Enclosure, Cooladine, Co. Wexford
Co. Wexford |
Enclosures
On the crest of a north-west-facing hillside in County Wexford, the ground holds the ghost of a large circular enclosure that only modern aerial mapping has made legible.
The feature measures roughly 55 metres in diameter and is defined by a fosse, a ditch cut into the earth that would originally have marked a boundary of some significance, whether defensive, agricultural, or ceremonial. What makes it quietly odd is its incompleteness: only the northern, eastern, and southern arcs of the fosse show up on aerial imagery, while the western side has been obliterated by a later north-south field bank that cuts straight across the circle, erasing whatever once lay there.
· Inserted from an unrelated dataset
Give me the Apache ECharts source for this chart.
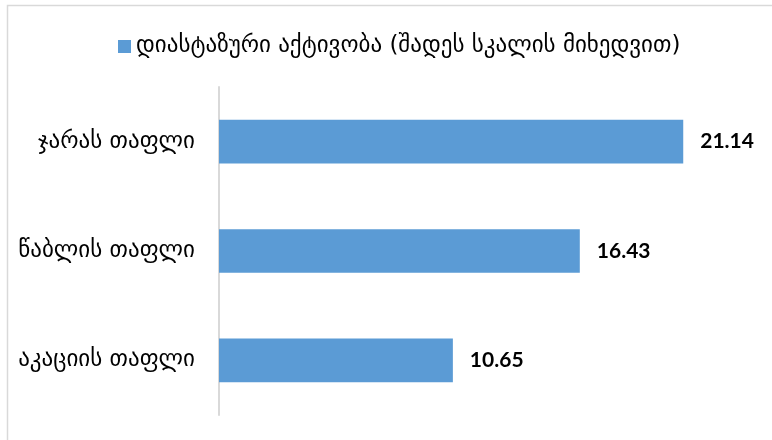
<!DOCTYPE html>
<html>
<head>
<meta charset="utf-8">
<script src="https://cdn.jsdelivr.net/npm/echarts@6/dist/echarts.min.js"></script>
<style>
html,body{margin:0;padding:0;background:#fff;}
#chart{width:772px;height:440px;}
</style>
</head>
<body>
<div id="chart"></div>
<script>
const categories = ['აკაციის თაფლი', 'წაბლის თაფლი', 'ჯარას თაფლი'];
const values = [10.65, 16.43, 21.14];
const seriesName = 'დიასტაზური აქტივობა (შადეს სკალის მიხედვით)';

const chart = echarts.init(document.getElementById('chart'), null, {renderer: 'canvas'});
chart.setOption({
  animation: false,
  backgroundColor: '#ffffff',
  graphic: [{
    type: 'rect',
    shape: {x: 7.5, y: 5.5, width: 800, height: 500},
    style: {fill: 'none', stroke: '#d9d9d9', lineWidth: 1.5},
    silent: true
  }],
  legend: {
    left: 113,
    top: 30,
    icon: 'rect',
    itemWidth: 13,
    itemHeight: 13,
    itemGap: 5,
    textStyle: {fontFamily: 'DejaVu Sans', fontSize: 23, color: '#000', padding: [0, 0, 0, 0]},
    data: [seriesName]
  },
  grid: {left: 219, top: 87, width: 549, height: 328, containLabel: false},
  xAxis: {
    type: 'value',
    min: 0,
    max: 25,
    show: false
  },
  yAxis: {
    type: 'category',
    data: categories,
    axisLine: {show: true, lineStyle: {color: '#d9d9d9', width: 2}},
    axisTick: {show: false},
    axisLabel: {margin: 24, fontFamily: 'DejaVu Sans', fontSize: 23, color: '#000'},
    splitLine: {show: false}
  },
  series: [{
    name: seriesName,
    type: 'bar',
    data: values,
    barCategoryGap: '60%',
    itemStyle: {color: '#5b9bd5'},
    label: {
      show: true,
      position: 'right',
      distance: 17,
      fontFamily: 'Lato',
      fontWeight: 'bold',
      fontSize: 21,
      color: '#000',
      formatter: p => p.value.toFixed(2)
    }
  }]
});
</script>
</body>
</html>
The enclosure was first reported by Jean Charles Caillére, and its existence was otherwise unrecorded before that. Circular enclosures of this kind are a familiar, if not always well-understood, feature of the Irish landscape. They range from the ringforts of the early medieval period, which served as enclosed farmsteads, to earlier prehistoric boundaries whose purposes remain harder to pin down. Without excavation, the Cooladine example cannot be securely dated, and the partial survival of its fosse means that much of the picture remains incomplete. The field bank that truncates it is itself a reminder of how agricultural reorganisation across centuries can quietly overwrite earlier land use, leaving only fragments for later eyes to piece together.